Job:
Below are entries; repeat exactly, and nothing else, the lines from the one holding "Generate a Python" through the one holding "import plotly.graph_objects as go", inclusive. Leave the pictures out.

Working data:
•••••

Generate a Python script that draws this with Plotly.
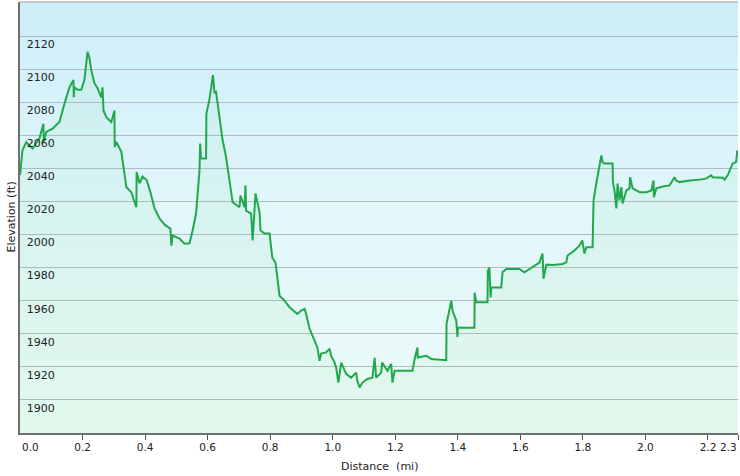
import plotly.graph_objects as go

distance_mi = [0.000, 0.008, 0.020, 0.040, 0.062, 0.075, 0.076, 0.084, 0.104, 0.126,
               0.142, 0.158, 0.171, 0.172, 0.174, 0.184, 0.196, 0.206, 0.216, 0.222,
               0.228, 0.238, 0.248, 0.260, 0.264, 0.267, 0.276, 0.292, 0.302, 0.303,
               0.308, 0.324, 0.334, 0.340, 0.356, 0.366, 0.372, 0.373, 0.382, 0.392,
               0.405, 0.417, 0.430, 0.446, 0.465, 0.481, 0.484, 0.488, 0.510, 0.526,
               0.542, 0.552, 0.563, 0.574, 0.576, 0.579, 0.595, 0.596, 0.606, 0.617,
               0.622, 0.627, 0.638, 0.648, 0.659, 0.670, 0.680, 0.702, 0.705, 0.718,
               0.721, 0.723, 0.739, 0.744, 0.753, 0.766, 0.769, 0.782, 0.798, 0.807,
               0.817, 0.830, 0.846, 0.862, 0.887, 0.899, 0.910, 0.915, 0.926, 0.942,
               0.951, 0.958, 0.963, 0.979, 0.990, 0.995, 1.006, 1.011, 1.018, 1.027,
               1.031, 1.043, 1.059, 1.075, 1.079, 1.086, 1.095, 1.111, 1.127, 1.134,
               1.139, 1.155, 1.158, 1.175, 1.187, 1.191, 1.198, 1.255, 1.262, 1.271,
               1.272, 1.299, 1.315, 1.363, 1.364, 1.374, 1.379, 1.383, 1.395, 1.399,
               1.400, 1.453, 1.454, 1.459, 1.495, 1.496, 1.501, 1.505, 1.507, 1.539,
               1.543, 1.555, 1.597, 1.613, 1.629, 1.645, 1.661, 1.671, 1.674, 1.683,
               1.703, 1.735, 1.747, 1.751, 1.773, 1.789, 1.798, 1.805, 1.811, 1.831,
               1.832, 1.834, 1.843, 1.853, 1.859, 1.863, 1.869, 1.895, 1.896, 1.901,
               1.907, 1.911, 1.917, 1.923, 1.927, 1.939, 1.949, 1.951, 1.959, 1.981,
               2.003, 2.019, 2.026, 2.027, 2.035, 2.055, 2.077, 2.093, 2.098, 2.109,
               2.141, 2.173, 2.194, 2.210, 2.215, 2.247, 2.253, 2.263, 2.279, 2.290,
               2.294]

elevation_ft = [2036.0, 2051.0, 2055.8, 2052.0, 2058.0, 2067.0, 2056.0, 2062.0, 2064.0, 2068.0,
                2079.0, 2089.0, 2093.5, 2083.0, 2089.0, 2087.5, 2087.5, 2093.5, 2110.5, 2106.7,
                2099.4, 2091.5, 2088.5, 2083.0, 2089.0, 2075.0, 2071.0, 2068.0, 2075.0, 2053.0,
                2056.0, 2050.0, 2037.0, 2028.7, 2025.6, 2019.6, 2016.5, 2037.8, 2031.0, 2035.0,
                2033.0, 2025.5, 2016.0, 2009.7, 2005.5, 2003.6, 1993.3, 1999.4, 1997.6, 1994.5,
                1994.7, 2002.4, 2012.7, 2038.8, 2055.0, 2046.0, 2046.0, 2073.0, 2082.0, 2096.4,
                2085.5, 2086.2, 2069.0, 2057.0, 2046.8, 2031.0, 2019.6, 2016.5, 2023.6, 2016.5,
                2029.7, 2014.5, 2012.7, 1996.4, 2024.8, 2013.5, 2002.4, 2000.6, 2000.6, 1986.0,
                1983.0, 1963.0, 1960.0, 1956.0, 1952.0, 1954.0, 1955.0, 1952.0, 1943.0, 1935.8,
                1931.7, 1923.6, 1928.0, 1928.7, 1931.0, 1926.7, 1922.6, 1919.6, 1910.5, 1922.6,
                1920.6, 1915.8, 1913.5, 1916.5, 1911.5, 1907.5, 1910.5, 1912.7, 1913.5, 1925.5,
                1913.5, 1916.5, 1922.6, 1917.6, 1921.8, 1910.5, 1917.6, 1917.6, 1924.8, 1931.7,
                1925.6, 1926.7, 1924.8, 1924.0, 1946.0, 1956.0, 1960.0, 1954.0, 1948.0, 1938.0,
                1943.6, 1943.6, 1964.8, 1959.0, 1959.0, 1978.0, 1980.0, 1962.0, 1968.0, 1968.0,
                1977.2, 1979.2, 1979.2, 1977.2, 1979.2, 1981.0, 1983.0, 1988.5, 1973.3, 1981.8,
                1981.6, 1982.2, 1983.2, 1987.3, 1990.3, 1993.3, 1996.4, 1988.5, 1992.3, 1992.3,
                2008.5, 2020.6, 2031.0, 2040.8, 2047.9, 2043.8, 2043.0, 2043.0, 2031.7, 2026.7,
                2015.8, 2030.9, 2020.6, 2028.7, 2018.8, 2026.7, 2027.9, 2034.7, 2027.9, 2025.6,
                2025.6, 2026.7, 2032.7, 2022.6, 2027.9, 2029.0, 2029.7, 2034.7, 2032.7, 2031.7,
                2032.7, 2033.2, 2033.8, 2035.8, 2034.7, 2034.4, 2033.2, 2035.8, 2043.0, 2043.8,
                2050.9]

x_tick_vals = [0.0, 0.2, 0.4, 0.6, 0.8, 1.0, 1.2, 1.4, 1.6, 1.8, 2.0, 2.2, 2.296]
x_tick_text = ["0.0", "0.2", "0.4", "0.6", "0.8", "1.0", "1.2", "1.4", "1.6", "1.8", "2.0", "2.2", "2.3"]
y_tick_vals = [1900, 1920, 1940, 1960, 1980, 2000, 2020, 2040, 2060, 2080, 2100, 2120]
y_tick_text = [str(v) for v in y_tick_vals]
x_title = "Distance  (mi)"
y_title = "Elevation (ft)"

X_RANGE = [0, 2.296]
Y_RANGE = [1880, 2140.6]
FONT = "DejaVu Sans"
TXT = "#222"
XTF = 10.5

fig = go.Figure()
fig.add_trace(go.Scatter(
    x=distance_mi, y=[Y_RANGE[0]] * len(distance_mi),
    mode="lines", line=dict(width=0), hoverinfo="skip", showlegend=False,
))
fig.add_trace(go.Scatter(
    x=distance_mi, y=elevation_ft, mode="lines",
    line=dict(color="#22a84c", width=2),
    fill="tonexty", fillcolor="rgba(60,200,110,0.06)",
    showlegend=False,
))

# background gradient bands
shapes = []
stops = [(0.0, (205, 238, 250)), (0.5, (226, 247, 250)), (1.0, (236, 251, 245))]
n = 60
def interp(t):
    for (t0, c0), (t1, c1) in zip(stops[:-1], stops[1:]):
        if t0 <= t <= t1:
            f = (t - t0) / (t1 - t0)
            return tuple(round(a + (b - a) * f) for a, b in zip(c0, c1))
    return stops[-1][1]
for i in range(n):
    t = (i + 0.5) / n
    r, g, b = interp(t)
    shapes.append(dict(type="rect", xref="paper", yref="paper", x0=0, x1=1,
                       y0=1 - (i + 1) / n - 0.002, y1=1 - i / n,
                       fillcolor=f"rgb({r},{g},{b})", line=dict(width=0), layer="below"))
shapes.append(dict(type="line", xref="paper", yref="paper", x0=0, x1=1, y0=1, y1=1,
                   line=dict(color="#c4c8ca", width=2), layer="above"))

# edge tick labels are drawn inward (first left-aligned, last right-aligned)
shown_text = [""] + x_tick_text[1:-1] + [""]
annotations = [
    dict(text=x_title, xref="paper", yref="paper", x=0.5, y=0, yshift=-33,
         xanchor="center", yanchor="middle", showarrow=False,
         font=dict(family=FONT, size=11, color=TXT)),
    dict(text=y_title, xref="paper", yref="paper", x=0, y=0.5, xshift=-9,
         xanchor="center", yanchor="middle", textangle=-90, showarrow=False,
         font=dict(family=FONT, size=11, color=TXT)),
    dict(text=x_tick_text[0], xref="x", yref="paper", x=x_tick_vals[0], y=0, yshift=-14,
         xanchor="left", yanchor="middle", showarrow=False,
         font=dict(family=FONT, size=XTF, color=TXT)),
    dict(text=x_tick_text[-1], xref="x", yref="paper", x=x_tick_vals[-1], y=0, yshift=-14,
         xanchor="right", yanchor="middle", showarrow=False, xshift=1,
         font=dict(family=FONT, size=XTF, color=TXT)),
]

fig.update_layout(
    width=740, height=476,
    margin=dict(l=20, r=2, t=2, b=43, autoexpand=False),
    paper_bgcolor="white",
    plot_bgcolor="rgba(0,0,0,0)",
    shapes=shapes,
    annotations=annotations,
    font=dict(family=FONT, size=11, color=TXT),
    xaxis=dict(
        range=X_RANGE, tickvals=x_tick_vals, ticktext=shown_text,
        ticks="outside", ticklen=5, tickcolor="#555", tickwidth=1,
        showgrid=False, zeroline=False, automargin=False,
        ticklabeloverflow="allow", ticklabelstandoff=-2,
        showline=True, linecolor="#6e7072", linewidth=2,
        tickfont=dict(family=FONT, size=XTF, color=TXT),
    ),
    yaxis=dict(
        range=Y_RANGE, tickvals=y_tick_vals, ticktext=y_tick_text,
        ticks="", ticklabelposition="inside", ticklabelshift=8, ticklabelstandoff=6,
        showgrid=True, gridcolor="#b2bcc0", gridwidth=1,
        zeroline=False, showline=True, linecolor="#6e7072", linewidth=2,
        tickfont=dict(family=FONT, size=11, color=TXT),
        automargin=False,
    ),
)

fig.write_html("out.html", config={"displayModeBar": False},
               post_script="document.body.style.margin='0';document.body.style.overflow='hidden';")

•••••

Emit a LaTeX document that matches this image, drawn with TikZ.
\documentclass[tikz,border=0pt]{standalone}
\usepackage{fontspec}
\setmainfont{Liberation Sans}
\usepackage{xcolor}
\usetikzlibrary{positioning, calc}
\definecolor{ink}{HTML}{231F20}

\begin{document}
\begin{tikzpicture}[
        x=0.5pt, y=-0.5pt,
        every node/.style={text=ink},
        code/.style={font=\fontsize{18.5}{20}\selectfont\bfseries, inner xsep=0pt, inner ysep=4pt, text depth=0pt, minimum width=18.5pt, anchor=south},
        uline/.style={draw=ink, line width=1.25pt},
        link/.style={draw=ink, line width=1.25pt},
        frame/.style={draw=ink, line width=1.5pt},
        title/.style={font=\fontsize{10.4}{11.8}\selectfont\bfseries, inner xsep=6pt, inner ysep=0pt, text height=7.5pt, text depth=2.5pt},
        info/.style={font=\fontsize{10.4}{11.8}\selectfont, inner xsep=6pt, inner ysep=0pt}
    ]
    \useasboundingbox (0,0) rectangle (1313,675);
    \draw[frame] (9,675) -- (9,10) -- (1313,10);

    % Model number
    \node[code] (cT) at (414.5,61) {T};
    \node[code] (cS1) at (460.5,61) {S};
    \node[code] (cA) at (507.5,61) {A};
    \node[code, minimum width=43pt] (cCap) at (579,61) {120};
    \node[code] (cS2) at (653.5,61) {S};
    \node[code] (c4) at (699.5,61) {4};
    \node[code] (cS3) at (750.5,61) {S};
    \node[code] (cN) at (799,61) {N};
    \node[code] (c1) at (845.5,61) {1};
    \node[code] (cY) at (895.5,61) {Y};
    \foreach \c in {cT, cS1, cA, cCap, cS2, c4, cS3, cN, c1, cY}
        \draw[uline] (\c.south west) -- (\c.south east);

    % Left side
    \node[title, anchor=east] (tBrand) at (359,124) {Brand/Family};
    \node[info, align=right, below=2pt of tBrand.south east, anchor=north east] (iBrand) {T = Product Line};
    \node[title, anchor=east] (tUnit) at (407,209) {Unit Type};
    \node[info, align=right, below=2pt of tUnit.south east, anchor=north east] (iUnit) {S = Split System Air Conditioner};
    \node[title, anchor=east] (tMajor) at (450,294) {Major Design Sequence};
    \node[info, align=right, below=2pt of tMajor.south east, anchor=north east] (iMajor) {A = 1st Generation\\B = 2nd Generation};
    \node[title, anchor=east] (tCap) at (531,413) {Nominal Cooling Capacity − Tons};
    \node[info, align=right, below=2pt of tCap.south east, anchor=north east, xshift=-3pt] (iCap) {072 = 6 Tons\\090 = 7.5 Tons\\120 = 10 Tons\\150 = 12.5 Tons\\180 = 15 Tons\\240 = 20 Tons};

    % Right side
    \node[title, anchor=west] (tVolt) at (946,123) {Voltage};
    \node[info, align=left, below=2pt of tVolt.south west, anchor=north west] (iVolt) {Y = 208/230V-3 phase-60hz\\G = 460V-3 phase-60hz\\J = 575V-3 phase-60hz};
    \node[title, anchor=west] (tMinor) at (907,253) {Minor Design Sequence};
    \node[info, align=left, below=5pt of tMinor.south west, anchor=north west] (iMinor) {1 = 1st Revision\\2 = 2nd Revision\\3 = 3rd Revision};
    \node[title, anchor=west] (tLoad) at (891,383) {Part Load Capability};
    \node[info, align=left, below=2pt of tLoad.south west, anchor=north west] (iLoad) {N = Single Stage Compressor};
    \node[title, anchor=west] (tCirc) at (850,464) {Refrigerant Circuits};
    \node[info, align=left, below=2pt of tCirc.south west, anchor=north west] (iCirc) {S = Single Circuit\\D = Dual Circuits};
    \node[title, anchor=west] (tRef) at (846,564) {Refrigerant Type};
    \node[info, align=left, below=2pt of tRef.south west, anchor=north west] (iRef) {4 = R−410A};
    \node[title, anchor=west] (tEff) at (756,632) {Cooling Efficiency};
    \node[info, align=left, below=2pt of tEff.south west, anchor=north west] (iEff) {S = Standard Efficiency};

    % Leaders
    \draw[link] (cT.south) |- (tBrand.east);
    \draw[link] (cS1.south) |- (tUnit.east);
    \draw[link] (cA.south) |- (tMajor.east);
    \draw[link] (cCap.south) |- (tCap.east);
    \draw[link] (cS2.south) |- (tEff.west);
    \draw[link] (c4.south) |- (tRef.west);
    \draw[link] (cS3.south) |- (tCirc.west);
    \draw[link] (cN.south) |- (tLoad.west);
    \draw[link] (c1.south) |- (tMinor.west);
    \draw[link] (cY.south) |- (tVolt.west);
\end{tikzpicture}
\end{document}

•••••

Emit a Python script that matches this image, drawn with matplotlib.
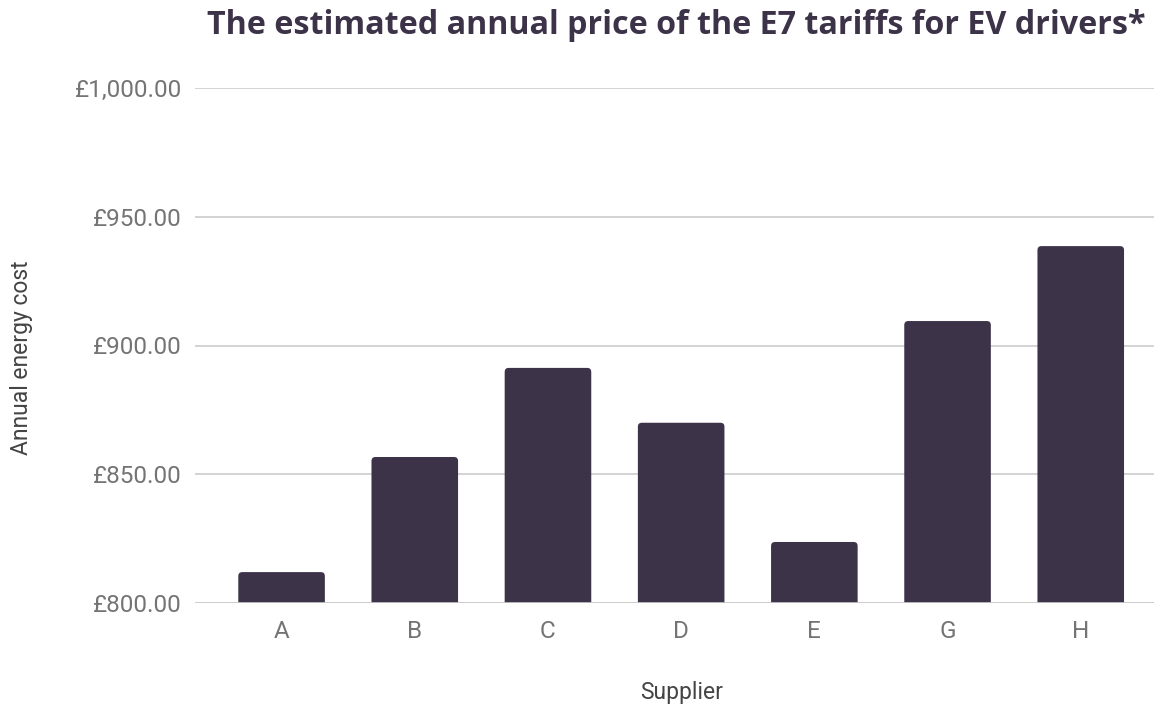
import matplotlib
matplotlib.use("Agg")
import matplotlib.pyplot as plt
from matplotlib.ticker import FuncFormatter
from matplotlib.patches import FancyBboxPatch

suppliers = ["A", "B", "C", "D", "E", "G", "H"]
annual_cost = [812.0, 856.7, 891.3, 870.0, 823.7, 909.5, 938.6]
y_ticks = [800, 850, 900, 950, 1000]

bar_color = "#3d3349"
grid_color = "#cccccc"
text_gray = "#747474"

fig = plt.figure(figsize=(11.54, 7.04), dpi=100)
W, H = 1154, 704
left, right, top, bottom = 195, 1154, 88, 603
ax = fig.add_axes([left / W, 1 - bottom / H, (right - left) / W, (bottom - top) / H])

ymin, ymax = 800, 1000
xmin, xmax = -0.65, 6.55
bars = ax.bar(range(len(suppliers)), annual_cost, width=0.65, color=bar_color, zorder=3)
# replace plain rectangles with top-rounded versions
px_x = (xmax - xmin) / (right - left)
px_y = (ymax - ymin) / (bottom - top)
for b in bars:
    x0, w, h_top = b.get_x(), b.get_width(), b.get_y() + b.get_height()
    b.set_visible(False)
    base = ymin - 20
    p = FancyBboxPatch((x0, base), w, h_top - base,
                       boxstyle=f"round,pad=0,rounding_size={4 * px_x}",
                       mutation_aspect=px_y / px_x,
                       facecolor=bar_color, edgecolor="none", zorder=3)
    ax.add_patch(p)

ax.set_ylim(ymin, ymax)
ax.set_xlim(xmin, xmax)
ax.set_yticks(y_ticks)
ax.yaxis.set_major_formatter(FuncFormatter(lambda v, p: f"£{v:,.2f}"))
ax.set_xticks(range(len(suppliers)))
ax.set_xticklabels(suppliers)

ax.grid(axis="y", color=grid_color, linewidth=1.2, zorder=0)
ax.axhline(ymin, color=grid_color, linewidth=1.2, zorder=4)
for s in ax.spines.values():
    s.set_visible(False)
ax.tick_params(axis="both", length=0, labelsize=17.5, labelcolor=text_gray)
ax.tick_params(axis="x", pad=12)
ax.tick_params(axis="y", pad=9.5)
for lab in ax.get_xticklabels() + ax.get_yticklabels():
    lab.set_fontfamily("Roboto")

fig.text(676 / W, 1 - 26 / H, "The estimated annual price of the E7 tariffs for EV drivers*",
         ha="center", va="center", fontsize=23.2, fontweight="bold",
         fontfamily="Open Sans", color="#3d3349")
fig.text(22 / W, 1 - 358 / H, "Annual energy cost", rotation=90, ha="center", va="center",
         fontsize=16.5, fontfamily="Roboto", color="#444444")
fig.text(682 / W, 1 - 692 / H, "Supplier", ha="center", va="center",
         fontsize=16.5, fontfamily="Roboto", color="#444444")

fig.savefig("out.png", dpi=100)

•••••

Solution below:
Generate a Python script that draws this with Plotly.
import plotly.graph_objects as go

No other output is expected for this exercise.